- _Task to carry out_
Copy each line below exactly and leave the pictures out.

- _Supplied data_
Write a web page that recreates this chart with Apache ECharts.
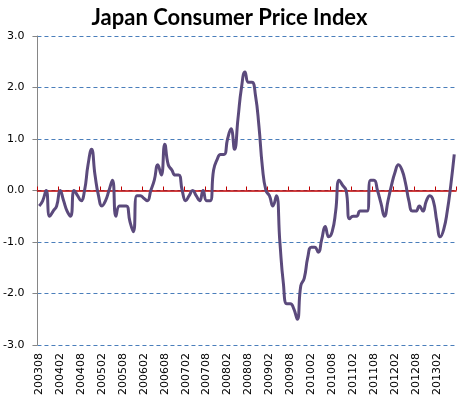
<!DOCTYPE html>
<html>
<head>
<meta charset="utf-8">
<script src="https://cdn.jsdelivr.net/npm/echarts@6/dist/echarts.min.js"></script>
<style>
  html, body { margin: 0; padding: 0; background: #fff; }
  #chart { width: 459px; height: 399px; }
</style>
</head>
<body>
<div id="chart"></div>
<script>
// monthly months 200308 .. 201307
var months = [];
for (var y = 2003, m = 8; months.length < 120; m++) {
  if (m > 12) { m = 1; y++; }
  months.push(String(y) + (m < 10 ? '0' + m : m));
}

var cpiValues = [
  -0.3, -0.2, 0.0, -0.5, -0.4, -0.3, 0.0, -0.2, -0.4, -0.5,
  0.0, -0.1, -0.2, 0.0, 0.5, 0.8, 0.3, -0.1, -0.3, -0.2,
  0.0, 0.2, -0.5, -0.3, -0.3, -0.3, -0.6, -0.8, -0.1, -0.1,
  -0.15, -0.2, 0.0, 0.2, 0.5, 0.3, 0.9, 0.5, 0.4, 0.3,
  0.3, 0.0, -0.2, -0.1, 0.0, -0.1, -0.2, 0.0, -0.2, -0.2,
  0.4, 0.6, 0.7, 0.7, 1.0, 1.2, 0.8, 1.4, 2.0, 2.3,
  2.1, 2.1, 1.85, 1.25, 0.45, 0.0, -0.1, -0.3, -0.1, -1.0,
  -1.8, -2.2, -2.2, -2.3, -2.5, -1.85, -1.7, -1.3, -1.1, -1.1,
  -1.2, -0.95, -0.7, -0.9, -0.8, -0.4, 0.2, 0.1, 0.0, -0.55,
  -0.5, -0.5, -0.4, -0.4, -0.4, 0.2, 0.2, 0.0, -0.25, -0.5,
  -0.2, 0.1, 0.35, 0.5, 0.4, 0.15, -0.2, -0.4, -0.4, -0.3,
  -0.4, -0.2, -0.1, -0.2, -0.6, -0.9, -0.75, -0.4, 0.1, 0.7
];

var yTicks = [-3, -2, -1, 0, 1, 2, 3];

var chart = echarts.init(document.getElementById('chart'));
chart.setOption({
  animation: false,
  title: {
    text: 'Japan Consumer Price Index',
    left: 'center',
    top: 2,
    textStyle: {
      fontFamily: 'Lato',
      fontWeight: 'bold',
      fontSize: 22,
      color: '#000'
    }
  },
  grid: { left: 33, right: 3, top: 36, bottom: 54 },
  xAxis: [
    {
      type: 'category',
      data: months,
      boundaryGap: true,
      axisLine: { show: false, onZero: false },
      axisTick: { show: false },
      axisLabel: {
        interval: 5,
        rotate: 90,
        margin: 8,
        fontFamily: 'DejaVu Sans',
        fontSize: 11,
        color: '#000'
      }
    },
    {
      type: 'category',
      data: months,
      boundaryGap: true,
      axisLine: { show: true, onZero: true, lineStyle: { color: '#c00000', width: 1.5 } },
      axisTick: { show: true, interval: 5, length: 4, lineStyle: { color: '#c00000', width: 1 } },
      axisLabel: { show: false }
    }
  ],
  yAxis: {
    type: 'value',
    min: yTicks[0],
    max: yTicks[yTicks.length - 1],
    interval: 1,
    axisLine: { show: true, lineStyle: { color: '#868686' } },
    axisTick: { show: true, length: 5, lineStyle: { color: '#868686' } },
    axisLabel: {
      margin: 13,
      fontFamily: 'DejaVu Sans',
      fontSize: 11,
      color: '#000',
      formatter: function (v) { return v.toFixed(1); }
    },
    splitLine: {
      show: true,
      lineStyle: { color: '#4a7ebb', type: [4, 3], width: 1 }
    }
  },
  series: [
    {
      type: 'line',
      xAxisIndex: 0,
      data: cpiValues,
      smooth: 0.5,
      showSymbol: false,
      lineStyle: { color: '#5b4a7c', width: 3 }
    }
  ]
});
</script>
</body>
</html>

- _Response to the exercise_
Write a web page that recreates this chart with Apache ECharts.
<!DOCTYPE html>
<html>
<head>
<meta charset="utf-8">
<script src="https://cdn.jsdelivr.net/npm/echarts@6/dist/echarts.min.js"></script>
<style>
  html, body { margin: 0; padding: 0; background: #fff; }
  #chart { width: 459px; height: 399px; }
</style>
</head>
<body>
<div id="chart"></div>
<script>
// monthly months 200308 .. 201307
var months = [];
for (var y = 2003, m = 8; months.length < 120; m++) {
  if (m > 12) { m = 1; y++; }
  months.push(String(y) + (m < 10 ? '0' + m : m));
}

var cpiValues = [
  -0.3, -0.2, 0.0, -0.5, -0.4, -0.3, 0.0, -0.2, -0.4, -0.5,
  0.0, -0.1, -0.2, 0.0, 0.5, 0.8, 0.3, -0.1, -0.3, -0.2,
  0.0, 0.2, -0.5, -0.3, -0.3, -0.3, -0.6, -0.8, -0.1, -0.1,
  -0.15, -0.2, 0.0, 0.2, 0.5, 0.3, 0.9, 0.5, 0.4, 0.3,
  0.3, 0.0, -0.2, -0.1, 0.0, -0.1, -0.2, 0.0, -0.2, -0.2,
  0.4, 0.6, 0.7, 0.7, 1.0, 1.2, 0.8, 1.4, 2.0, 2.3,
  2.1, 2.1, 1.85, 1.25, 0.45, 0.0, -0.1, -0.3, -0.1, -1.0,
  -1.8, -2.2, -2.2, -2.3, -2.5, -1.85, -1.7, -1.3, -1.1, -1.1,
  -1.2, -0.95, -0.7, -0.9, -0.8, -0.4, 0.2, 0.1, 0.0, -0.55,
  -0.5, -0.5, -0.4, -0.4, -0.4, 0.2, 0.2, 0.0, -0.25, -0.5,
  -0.2, 0.1, 0.35, 0.5, 0.4, 0.15, -0.2, -0.4, -0.4, -0.3,
  -0.4, -0.2, -0.1, -0.2, -0.6, -0.9, -0.75, -0.4, 0.1, 0.7
];

var yTicks = [-3, -2, -1, 0, 1, 2, 3];

var chart = echarts.init(document.getElementById('chart'));
chart.setOption({
  animation: false,
  title: {
    text: 'Japan Consumer Price Index',
    left: 'center',
    top: 2,
    textStyle: {
      fontFamily: 'Lato',
      fontWeight: 'bold',
      fontSize: 22,
      color: '#000'
    }
  },
  grid: { left: 33, right: 3, top: 36, bottom: 54 },
  xAxis: [
    {
      type: 'category',
      data: months,
      boundaryGap: true,
      axisLine: { show: false, onZero: false },
      axisTick: { show: false },
      axisLabel: {
        interval: 5,
        rotate: 90,
        margin: 8,
        fontFamily: 'DejaVu Sans',
        fontSize: 11,
        color: '#000'
      }
    },
    {
      type: 'category',
      data: months,
      boundaryGap: true,
      axisLine: { show: true, onZero: true, lineStyle: { color: '#c00000', width: 1.5 } },
      axisTick: { show: true, interval: 5, length: 4, lineStyle: { color: '#c00000', width: 1 } },
      axisLabel: { show: false }
    }
  ],
  yAxis: {
    type: 'value',
    min: yTicks[0],
    max: yTicks[yTicks.length - 1],
    interval: 1,
    axisLine: { show: true, lineStyle: { color: '#868686' } },
    axisTick: { show: true, length: 5, lineStyle: { color: '#868686' } },
    axisLabel: {
      margin: 13,
      fontFamily: 'DejaVu Sans',
      fontSize: 11,
      color: '#000',
      formatter: function (v) { return v.toFixed(1); }
    },
    splitLine: {
      show: true,
      lineStyle: { color: '#4a7ebb', type: [4, 3], width: 1 }
    }
  },
  series: [
    {
      type: 'line',
      xAxisIndex: 0,
      data: cpiValues,
      smooth: 0.5,
      showSymbol: false,
      lineStyle: { color: '#5b4a7c', width: 3 }
    }
  ]
});
</script>
</body>
</html>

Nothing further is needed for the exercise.